Com'è stato l'incontro ?
Molto positivo. Pensavo di trovarmi davanti l'ispettore Callaghan, invece ho conosciuto un uomo gentilissimo, affabile e molto riflessivo. Mi ha subito detto che avrebbe trattato la mia storia con grande cura, che si rendeva conto del trauma subito e della delicatezza della mia situazione: lui stesso, anni prima, aveva vissuto un ammaraggio di emergenza e aveva raggiunto la costa a nuoto. Mi sono subito sentito in buone mani.
Il Sully del film dice “We did our job, abbiamo fatto il nostro lavoro”: la frase è sua o di Eastwood?
Sono le mie parole: è quello che ho pensato. Quel giorno tutti noi abbiamo fatto il nostro lavoro e lo dimostra il fatto che siamo sopravvissuti tutti.
Eastwood sottolinea molto la sua preoccupazione per la sicurezza dei passeggeri: a differenza di quanto è successo in Italia, con la nave dell'incidente all'isola del Giglio, lei è stato davvero l'ultimo a lasciare il velivolo. Preoccupazione personale o etica professionale, inculcata a tutti i piloti americani?
La sicurezza è stata la mia prima e ultima preoccupazione in tutta la mia carriera. Negli Usa non c'è una regola scritta che stabilisce che il capitano dev'essere l'ultimo a lasciare il velivolo in caso di incidente, ma ho sempre dato per scontato che fosse il mio dovere. Anche prima del gennaio 2009, ho sempre voluto verificare la lista dei passeggeri e contarli tutti. Dovrebbe essere la vocazione di ogni pilota.
Quanto l'ha ferita l'inchiesta seguita all'incidente?
È la prassi e la conoscevo bene. Io stesso avevo fatto parte anni prima della commissione d'inchiesta e so che ogni incidente va esaminato, che può insegnare qualcosa per il futuro. Questo non vuol dire che mi sia sentito leggero in quei 15 mesi, visto che era il mio operato a essere oggetto d'indagine.
Com'è stato vedersi con il volto di Tom Hanks?

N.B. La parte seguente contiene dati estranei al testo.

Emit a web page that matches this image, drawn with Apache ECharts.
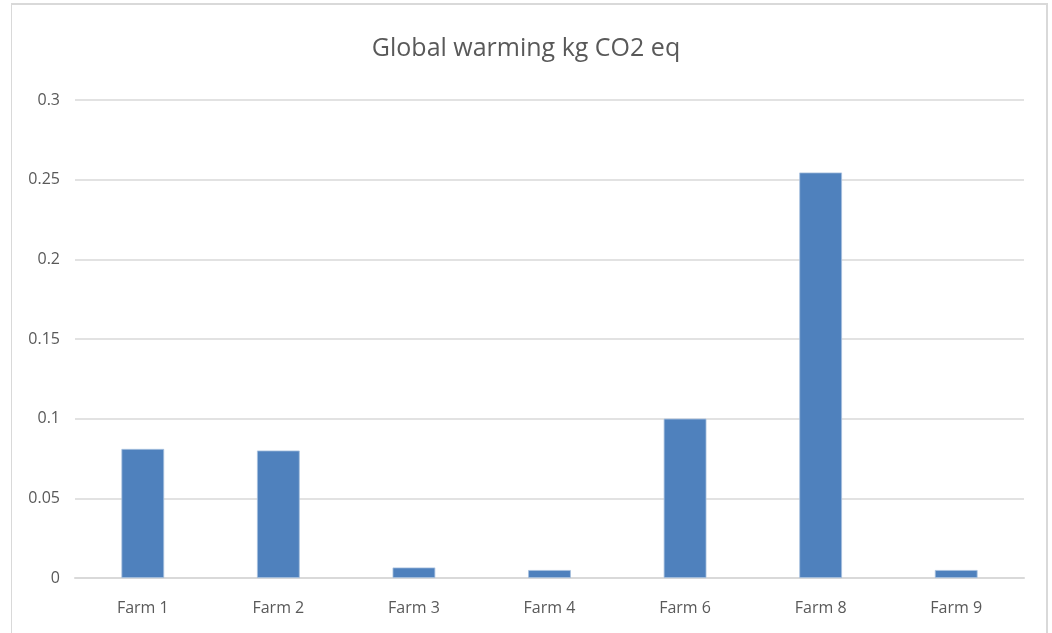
<!DOCTYPE html>
<html>
<head>
<meta charset="utf-8">
<script src="https://cdn.jsdelivr.net/npm/echarts@6/dist/echarts.min.js"></script>
<style>
    html, body { margin: 0; padding: 0; background: #fff; overflow: hidden; }
    #frame {
        position: absolute; left: 11px; top: 3px;
        width: 1037px; height: 640px;
        border-top: 2px solid #d9d9d9;
        border-right: 2px solid #d9d9d9;
        border-left: 1px solid #d9d9d9;
        box-sizing: border-box;
    }
    #chart { position: absolute; left: 0; top: 0; width: 1052px; height: 633px; }
</style>
</head>
<body>
<div id="frame"></div>
<div id="chart"></div>
<script>
const categories = ["Farm 1", "Farm 2", "Farm 3", "Farm 4", "Farm 6", "Farm 8", "Farm 9"];
const values = [0.081, 0.080, 0.0066, 0.005, 0.100, 0.2545, 0.005];
const yTicks = [0, 0.05, 0.1, 0.15, 0.2, 0.25, 0.3];

const chart = echarts.init(document.getElementById("chart"));
const font = '"Liberation Sans Narrow", "Open Sans", sans-serif';

chart.setOption({
    animation: false,
    title: {
        text: "Global warming kg CO2 eq",
        left: "center",
        top: 31,
        textStyle: { fontFamily: font, fontSize: 25, fontWeight: "normal", color: "#595959" },
    },
    grid: { left: 75, right: 28, top: 100, bottom: 55 },
    xAxis: {
        type: "category",
        data: categories,
        axisTick: { show: false },
        axisLine: { lineStyle: { color: "#d9d9d9", width: 2 } },
        axisLabel: { fontFamily: font, fontSize: 16, color: "#595959", margin: 22 },
    },
    yAxis: {
        type: "value",
        min: yTicks[0],
        max: yTicks[yTicks.length - 1],
        interval: 0.05,
        axisLabel: {
            fontFamily: font, fontSize: 16, color: "#595959", margin: 15,
            formatter: (v) => String(Math.round(v * 100) / 100),
        },
        splitLine: { lineStyle: { color: "#d9d9d9", width: 1.5 } },
    },
    series: [{
        type: "bar",
        data: values,
        barWidth: "31.5%",
        itemStyle: { color: "#4f81bd", borderColor: "#a7c0de", borderWidth: 0.8 },
    }],
});
</script>
</body>
</html>
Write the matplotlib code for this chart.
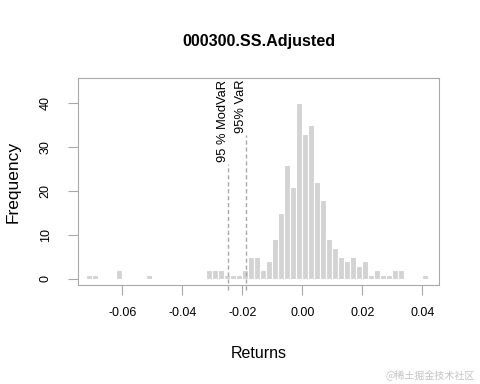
import numpy as np
import matplotlib
matplotlib.use("Agg")
import matplotlib.pyplot as plt

plt.rcParams['font.family'] = ['Liberation Sans', 'DejaVu Sans']

# histogram of daily returns, bin width 0.002 starting at -0.072
bin_start = -0.072
bin_width = 0.002
counts = [1, 1, 0, 0, 0, 2, 0, 0, 0, 0,
          1, 0, 0, 0, 0, 0, 0, 0, 0, 0,
          2, 2, 2, 1, 1, 1, 2, 5, 5, 2,
          4, 9, 15, 26, 21, 40, 33, 35, 22, 18,
          9, 7, 5, 4, 5, 3, 4, 1, 2, 1,
          1, 2, 2, 0, 0, 0, 1]

# risk lines
risk_labels = ["95 % ModVaR", "95% VaR"]
risk_values = [-0.0247, -0.0187]

xticks = [-0.06, -0.04, -0.02, 0.00, 0.02, 0.04]
yticks = [0, 10, 20, 30, 40]

grey = "#a9a9a9"
bar_col = "#d3d3d3"

fig = plt.figure(figsize=(4.8, 3.84), dpi=100)
ax = fig.add_axes([78 / 480, 1 - 285 / 384, (439.3 - 78) / 480, (285 - 78.3) / 384])

lefts = bin_start + bin_width * np.arange(len(counts))
ax.bar(lefts, counts, width=bin_width, align="edge", color=bar_col,
       edgecolor="white", linewidth=0.8)

ax.set_xlim(-0.0748, 0.0457)
ax.set_ylim(-1.37, 45.7)

for s in ax.spines.values():
    s.set_color(grey)
    s.set_linewidth(0.8)

ax.set_xticks(xticks)
ax.set_xticklabels(["%.2f" % v for v in xticks])
ax.set_yticks(yticks)
ax.tick_params(axis="both", colors=grey, labelcolor="black", length=7,
               width=0.8, labelsize=9)
ax.tick_params(axis="x", pad=9)
ax.tick_params(axis="y", pad=12, labelrotation=90)
for lab in ax.get_yticklabels():
    lab.set_va("center")

ax.set_xlabel("Returns", fontsize=11.5)
ax.xaxis.set_label_coords(0.5, -(354 - 285) / (285 - 78.3))
ax.xaxis.label.set_va("center")
ax.set_ylabel("Frequency", fontsize=12.5)
ax.yaxis.set_label_coords(-(78 - 13.3) / (439.3 - 78), 0.5)
ax.yaxis.label.set_va("center")

fig.text(258.6 / 480, 1 - 41.7 / 384, "000300.SS.Adjusted", ha="center",
         va="center", fontsize=11.6, fontweight="bold")

texts = []
for lab, v in zip(risk_labels, risk_values):
    t = ax.annotate(lab, xy=(v, 1), xycoords=("data", "axes fraction"),
                    xytext=(-4, -1), textcoords="offset points",
                    rotation=90, ha="center", va="top", fontsize=9.3)
    texts.append(t)

# dashed lines run from below the axis up to the end of each label
fig.canvas.draw()
renderer = fig.canvas.get_renderer()
inv = ax.transData.inverted()
for t, v in zip(texts, risk_values):
    bb = t.get_window_extent(renderer)
    ytop = inv.transform((0, bb.y0 - 2))[1]
    ax.vlines(v, -2.5, ytop, colors=grey, linestyles=(0, (3, 2)),
              linewidth=1, clip_on=False)

fig.text(0.99, 1 - 376 / 384, "@稀土掘金技术社区", ha="right", va="center",
         color="#c4c4c4", fontsize=7.2,
         family=["Noto Sans CJK SC", "DejaVu Sans"])

fig.savefig("out.png", dpi=100)
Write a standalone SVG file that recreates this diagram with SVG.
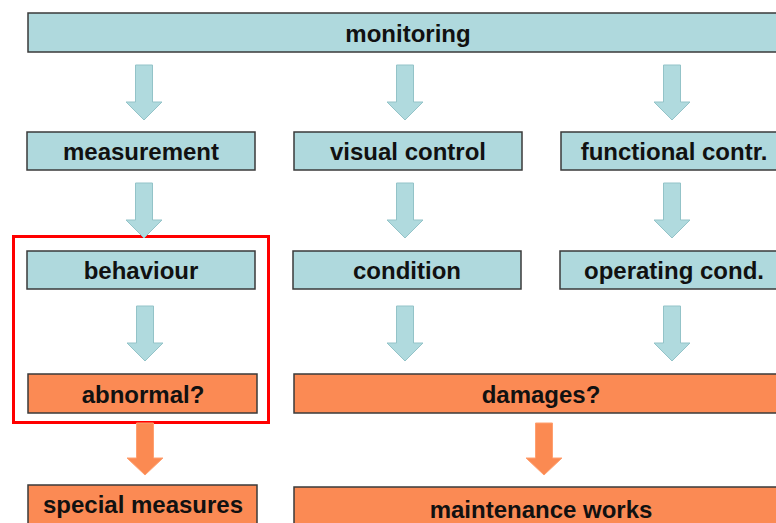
<svg xmlns="http://www.w3.org/2000/svg" xmlns:xlink="http://www.w3.org/1999/xlink" width="776" height="523" viewBox="0 0 776 523">
  <style>
    .box { stroke: #3a3a3a; stroke-width: 1.5; }
    .teal { fill: #AFD9DD; }
    .orange { fill: #FB8A54; }
    .label { font-family: "Liberation Sans", Arial, sans-serif; font-weight: bold; font-size: 24px; fill: #111; text-anchor: middle; }
    .arrow-teal { fill: #B0DADE; stroke: #93C3C8; stroke-width: 1; }
    .arrow-orange { fill: #FB8A52; stroke: #FFA070; stroke-width: 1; }
    .frame { fill: none; stroke: #FF0000; stroke-width: 3; }
  </style>
  <defs>
    <!-- block arrow, centred on x=0, top at y=0 -->
    <path id="arrowTeal" d="M -8.5 0 H 8.5 V 37 H 18 L 0 55 L -18 37 H -8.5 Z"/>
    <path id="arrowOrange" d="M -8.5 0 H 8.5 V 35 H 18 L 0 52 L -18 35 H -8.5 Z"/>
  </defs>

  <!-- top node -->
  <g id="monitoring">
    <rect class="box teal" x="28" y="13" width="760" height="39"/>
    <text class="label" x="408" y="42">monitoring</text>
  </g>

  <!-- second row -->
  <g id="measurement">
    <rect class="box teal" x="27" y="132" width="228" height="38"/>
    <text class="label" x="141" y="160">measurement</text>
  </g>
  <g id="visual-control">
    <rect class="box teal" x="294" y="132" width="228" height="38"/>
    <text class="label" x="408" y="160">visual control</text>
  </g>
  <g id="functional-control">
    <rect class="box teal" x="561" y="132" width="226" height="38"/>
    <text class="label" x="674" y="160">functional contr.</text>
  </g>

  <!-- third row -->
  <g id="behaviour">
    <rect class="box teal" x="27" y="251" width="228" height="38"/>
    <text class="label" x="141" y="279">behaviour</text>
  </g>
  <g id="condition">
    <rect class="box teal" x="293" y="251" width="228" height="38"/>
    <text class="label" x="407" y="279">condition</text>
  </g>
  <g id="operating-condition">
    <rect class="box teal" x="560" y="251" width="228" height="38"/>
    <text class="label" x="674" y="279">operating cond.</text>
  </g>

  <!-- decision row -->
  <g id="abnormal">
    <rect class="box orange" x="28" y="374" width="229" height="39"/>
    <text class="label" x="143" y="403">abnormal?</text>
  </g>
  <g id="damages">
    <rect class="box orange" x="294" y="374" width="494" height="39"/>
    <text class="label" x="541" y="403">damages?</text>
  </g>

  <!-- outcome row -->
  <g id="special-measures">
    <rect class="box orange" x="28" y="485" width="229" height="45"/>
    <text class="label" x="143" y="513">special measures</text>
  </g>
  <g id="maintenance-works">
    <rect class="box orange" x="294" y="487" width="494" height="45"/>
    <text class="label" x="541" y="518">maintenance works</text>
  </g>

  <!-- highlight around the measurement branch -->
  <g id="highlight">
    <rect class="frame" x="13.5" y="236.5" width="255" height="186"/>
  </g>

  <!-- connectors -->
  <g id="connectors">
    <use xlink:href="#arrowTeal" class="arrow-teal" x="144" y="65"/>
    <use xlink:href="#arrowTeal" class="arrow-teal" x="405" y="65"/>
    <use xlink:href="#arrowTeal" class="arrow-teal" x="672" y="65"/>

    <use xlink:href="#arrowTeal" class="arrow-teal" x="144" y="183"/>
    <use xlink:href="#arrowTeal" class="arrow-teal" x="405" y="183"/>
    <use xlink:href="#arrowTeal" class="arrow-teal" x="672" y="183"/>

    <use xlink:href="#arrowTeal" class="arrow-teal" x="145" y="306"/>
    <use xlink:href="#arrowTeal" class="arrow-teal" x="405" y="306"/>
    <use xlink:href="#arrowTeal" class="arrow-teal" x="672" y="306"/>

    <use xlink:href="#arrowOrange" class="arrow-orange" x="145" y="423"/>
    <use xlink:href="#arrowOrange" class="arrow-orange" x="544" y="423"/>
  </g>
</svg>
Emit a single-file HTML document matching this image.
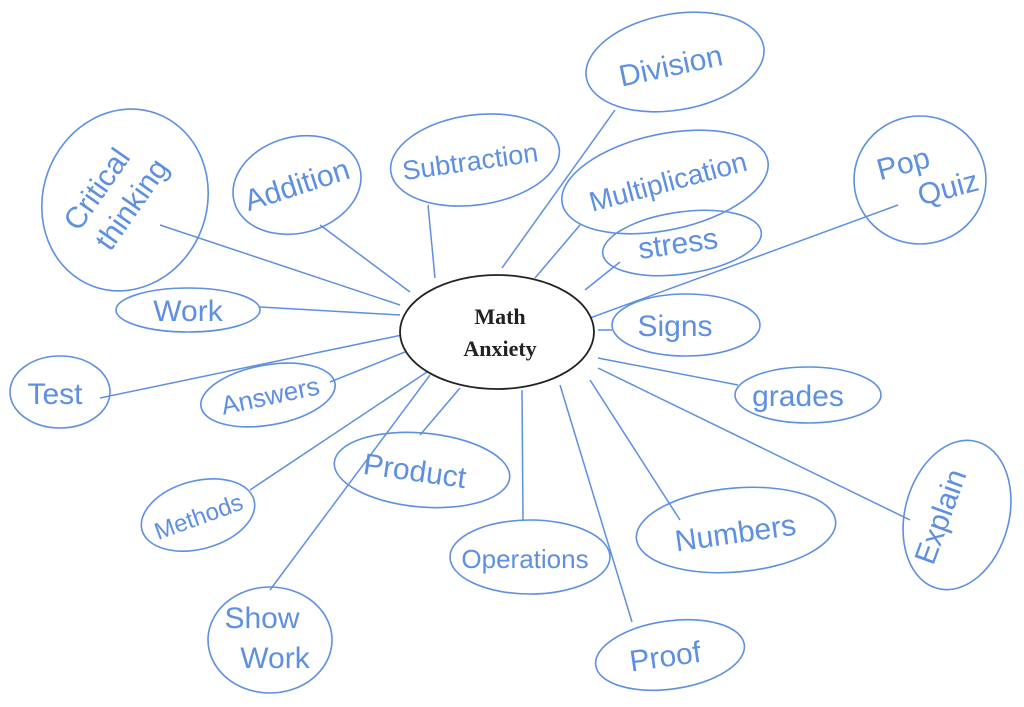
<!DOCTYPE html>
<html><head><meta charset="utf-8"><style>
html,body{margin:0;padding:0;background:#fff;}
svg{display:block}
.n{fill:none;stroke:#5d8fe2;stroke-width:1.6}
.l{stroke:#5d8fe2;stroke-width:1.5;fill:none}
.t{fill:#5d8fe2;font-family:"Liberation Sans",sans-serif;font-size:30px;text-anchor:middle;font-weight:300}
</style></head><body>
<svg width="1024" height="707" viewBox="0 0 1024 707">
<rect width="1024" height="707" fill="#fff"/>
<path class="l" d="M160 225 L400 305"/>
<path class="l" d="M320 225 L410 292"/>
<path class="l" d="M428 205 L435 278"/>
<path class="l" d="M615 110 L502 268"/>
<path class="l" d="M580 225 L535 278"/>
<path class="l" d="M898 205 L590 318"/>
<path class="l" d="M620 262 L585 290"/>
<path class="l" d="M260 307 L400 315"/>
<path class="l" d="M612 330 L598 330"/>
<path class="l" d="M100 398 L402 335"/>
<path class="l" d="M330 382 L410 350"/>
<path class="l" d="M738 385 L598 358"/>
<path class="l" d="M420 435 L460 388"/>
<path class="l" d="M250 490 L430 370"/>
<path class="l" d="M910 520 L598 368"/>
<path class="l" d="M523 520 L522 390"/>
<path class="l" d="M680 520 L590 380"/>
<path class="l" d="M270 590 L430 375"/>
<path class="l" d="M632 622 L560 385"/>
<ellipse class="n" cx="125" cy="200" rx="82" ry="92" transform="rotate(20 125 200)"/>
<text class="t" transform="translate(105 195) rotate(-55)">Critical</text>
<text class="t" transform="translate(140 210) rotate(-55)">thinking</text>
<ellipse class="n" cx="297" cy="185" rx="65" ry="48" transform="rotate(-15 297 185)"/>
<text class="t" x="297" y="195" transform="rotate(-18 297 185)">Addition</text>
<ellipse class="n" cx="475" cy="160" rx="85" ry="45" transform="rotate(-8 475 160)"/>
<text class="t" x="470" y="170" style="font-size:27px" transform="rotate(-8 475 160)">Subtraction</text>
<ellipse class="n" cx="675" cy="62" rx="90" ry="48" transform="rotate(-10 675 62)"/>
<text class="t" x="670" y="75" transform="rotate(-12 675 62)">Division</text>
<ellipse class="n" cx="665" cy="182" rx="105" ry="48" transform="rotate(-12 665 182)"/>
<text class="t" x="668" y="192" style="font-size:28px" transform="rotate(-15 665 182)">Multiplication</text>
<ellipse class="n" cx="920" cy="180" rx="66" ry="64"/>
<text class="t" x="908" y="170" transform="rotate(-15 920 180)">Pop</text>
<text class="t" x="945" y="205" transform="rotate(-15 920 180)">Quiz</text>
<ellipse class="n" cx="682" cy="243" rx="80" ry="31" transform="rotate(-8 682 243)"/>
<text class="t" x="678" y="253" transform="rotate(-8 682 243)">stress</text>
<ellipse class="n" cx="188" cy="310" rx="72" ry="22"/>
<text class="t" x="188" y="321">Work</text>
<ellipse class="n" cx="686" cy="325" rx="74" ry="31"/>
<text class="t" x="675" y="336">Signs</text>
<ellipse class="n" cx="60" cy="392" rx="50" ry="36"/>
<text class="t" x="55" y="404">Test</text>
<ellipse class="n" cx="268" cy="395" rx="68" ry="30" transform="rotate(-10 268 395)"/>
<text class="t" x="270" y="405" style="font-size:26px" transform="rotate(-12 268 395)">Answers</text>
<ellipse class="n" cx="808" cy="395" rx="73" ry="28"/>
<text class="t" x="798" y="406">grades</text>
<ellipse class="n" cx="422" cy="470" rx="88" ry="37" transform="rotate(5 422 470)"/>
<text class="t" x="415" y="482" transform="rotate(8 422 470)">Product</text>
<ellipse class="n" cx="198" cy="515" rx="58" ry="34" transform="rotate(-15 198 515)"/>
<text class="t" x="198" y="525" style="font-size:24px" transform="rotate(-20 198 515)">Methods</text>
<ellipse class="n" cx="957" cy="515" rx="52" ry="76" transform="rotate(15 957 515)"/>
<text class="t" transform="translate(950 520) rotate(-70)">Explain</text>
<ellipse class="n" cx="530" cy="557" rx="80" ry="37"/>
<text class="t" x="525" y="568" style="font-size:26px">Operations</text>
<ellipse class="n" cx="736" cy="530" rx="100" ry="42" transform="rotate(-5 736 530)"/>
<text class="t" x="735" y="543" transform="rotate(-8 736 530)">Numbers</text>
<ellipse class="n" cx="270" cy="640" rx="62" ry="53"/>
<text class="t" x="262" y="628">Show</text>
<text class="t" x="275" y="668">Work</text>
<ellipse class="n" cx="670" cy="655" rx="75" ry="34" transform="rotate(-8 670 655)"/>
<text class="t" x="665" y="666" transform="rotate(-8 670 655)">Proof</text>
<ellipse cx="497" cy="332" rx="97" ry="57" fill="#fff" stroke="#222" stroke-width="1.8"/>
<text x="500" y="324" text-anchor="middle" font-family="Liberation Serif,serif" font-weight="bold" font-size="22" fill="#222">Math</text>
<text x="500" y="356" text-anchor="middle" font-family="Liberation Serif,serif" font-weight="bold" font-size="22" fill="#222">Anxiety</text>
</svg>
</body></html>
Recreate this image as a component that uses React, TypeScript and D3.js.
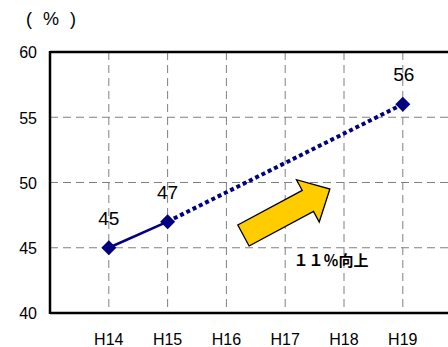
import React from "react";
import * as d3 from "d3";

const categories = ["H14", "H15", "H16", "H17", "H18", "H19"];
const actualValues: [string, number][] = [["H14", 45], ["H15", 47]];
const targetValues: [string, number][] = [["H15", 47], ["H19", 56]];
const pointLabels: [string, number][] = [["H14", 45], ["H15", 47], ["H19", 56]];
const yTicks = [40, 45, 50, 55, 60];
const unitLabel = ["(", "%", ")"];
const arrowFrom = { i: 2.29, v: 45.94 };
const arrowTo = { i: 3.76, v: 49.5 };
const noteText = "１１％向上";
const noteAt = { i: 3.78, v: 44.05 };

const W = 448, H = 347;
const left = 50, top = 52, bottom = 313;
const step = 58.8;

export default function App() {
  const xi = d3.scaleLinear().domain([-1, 0]).range([left, left + step]);
  const x = (c: string) => xi(categories.indexOf(c));
  const y = d3.scaleLinear().domain([40, 60]).range([bottom, top]);
  const line = d3.line<[string, number]>().x((d) => x(d[0])).y((d) => y(d[1]));

  const t = [xi(arrowFrom.i), y(arrowFrom.v)];
  const tip = [xi(arrowTo.i), y(arrowTo.v)];
  const dx = tip[0] - t[0], dy = tip[1] - t[1];
  const len = Math.hypot(dx, dy);
  const ux = dx / len, uy = dy / len, nx = -uy, ny = ux;
  const sw = 11.9, hw = 24, hl = 25;
  const b = [tip[0] - ux * hl, tip[1] - uy * hl];
  const pts = [
    [t[0] + nx * sw, t[1] + ny * sw],
    [b[0] + nx * sw, b[1] + ny * sw],
    [b[0] + nx * hw, b[1] + ny * hw],
    tip,
    [b[0] - nx * hw, b[1] - ny * hw],
    [b[0] - nx * sw, b[1] - ny * sw],
    [t[0] - nx * sw, t[1] - ny * sw],
  ];

  const font = "Arial, 'Liberation Sans', 'Noto Sans CJK JP', sans-serif";

  return (
    <svg width={W} height={H} style={{ position: "absolute", left: 0, top: 0, background: "#fff" }} fontFamily={font}>
      <rect width={W} height={H} fill="#fff" />
      {yTicks.filter((v) => v !== 40 && v !== 60).map((v) => (
        <line key={v} x1={left} x2={W} y1={y(v)} y2={y(v)} stroke="#808080" strokeWidth={1} strokeDasharray="8,5" />
      ))}
      {categories.map((c) => (
        <line key={c} x1={x(c)} x2={x(c)} y1={top} y2={bottom} stroke="#808080" strokeWidth={1} strokeDasharray="8,5" />
      ))}
      <line x1={left} x2={W} y1={top} y2={top} stroke="#000" strokeWidth={2.5} />
      <line x1={left} x2={W} y1={bottom} y2={bottom} stroke="#000" strokeWidth={2.5} />
      <line x1={left} x2={left} y1={top - 1} y2={bottom + 1} stroke="#000" strokeWidth={2.5} />
      {yTicks.map((v) => (
        <text key={v} x={37} y={y(v)} dy="0.4em" textAnchor="end" fontSize={16} fill="#000">{v}</text>
      ))}
      {categories.map((c) => (
        <text key={c} x={x(c)} y={345} textAnchor="middle" fontSize={16} fill="#000">{c}</text>
      ))}
      {unitLabel.map((s, k) => (
        <text key={k} x={29 + k * 22} y={25} textAnchor="middle" fontSize={18} fill="#000">{s}</text>
      ))}
      <polygon points={pts.map((p) => p.join(",")).join(" ")} fill="#FFCC00" stroke="#000" strokeWidth={1.3} strokeLinejoin="miter" />
      <text x={xi(noteAt.i)} y={y(noteAt.v)} dy="0.36em" textAnchor="middle" fontSize={15} fontWeight="bold" fill="#000">{noteText}</text>
      <path d={line(targetValues) || ""} fill="none" stroke="#000080" strokeWidth={4} strokeDasharray="4,3" />
      <path d={line(actualValues) || ""} fill="none" stroke="#000080" strokeWidth={2.5} />
      {pointLabels.map(([c, v]) => (
        <path key={c} d={`M${x(c)},${y(v) - 7.5}L${x(c) + 7.5},${y(v)}L${x(c)},${y(v) + 7.5}L${x(c) - 7.5},${y(v)}Z`} fill="#000080" />
      ))}
      {pointLabels.map(([c, v]) => (
        <text key={c} x={x(c) + (c === "H19" ? 1 : 0)} y={y(v) - 23} textAnchor="middle" fontSize={19} fill="#000">{v}</text>
      ))}
    </svg>
  );
}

Clint Eastwood mi aveva avvertito: “Sarà una cosa strana”. Difatti è stato surreale. È come vedersi in una foto o in un filmato, ti viene sempre da chiederti: “appaio davvero così agli altri?”. Eppure Tom Hanks ha fatto un ritratto accurato di me, è riuscito a incarnarmi riproducendo letteralmente gesti e frasi che riconosco come mie. Un grande.
E del film è felice?
Sì. Quando dai a qualcuno il diritto di raccontare la tua vita sei un po' preoccupato. E' stato come consegnare le chiavi della mia auto a Clint e vederlo partire con la mia esperienza, ma devo ammettere che è un ottimo pilota. Le emozioni del film sono le mie.
Si sveglia ancora sperando che sia il 14 gennaio del 2009?
All'inizio lo pensavo, quanto avrei voluto indietro la mia vita di prima! Senza incubi notturni, senza il dubbio di aver sbagliato tutto quel giorno... È stato talmente traumatico per me, anche se non ci sono state vittime. Ma dopo aver incontrato il presidente Obama, sia io che Jeff, il mio copilota, abbiamo pensato che è stata un'esperienza unica, preziosa, che ci ha insegnato moltissimo.
Pensa che la sua storia e i suoi principi possano piacere più a Trump o a Obama?
I miei valori, quelli in cui ho creduto nella mia vita privata e professionale, non sono né repubblicani né democratici. Non sono neppure valori americani. Io credo nel senso di umanità, che è universale: ognuno di noi deve pensare agli altri, è in debito con tutti, almeno nel mio ideale di civiltà.
Che vita fa oggi?
Una vita tranquilla e molto positiva: dopo il 15 gennaio 2009 ho avuto opportunità che, senza l'incidente, non avrei sfiorato neppure in cent'anni.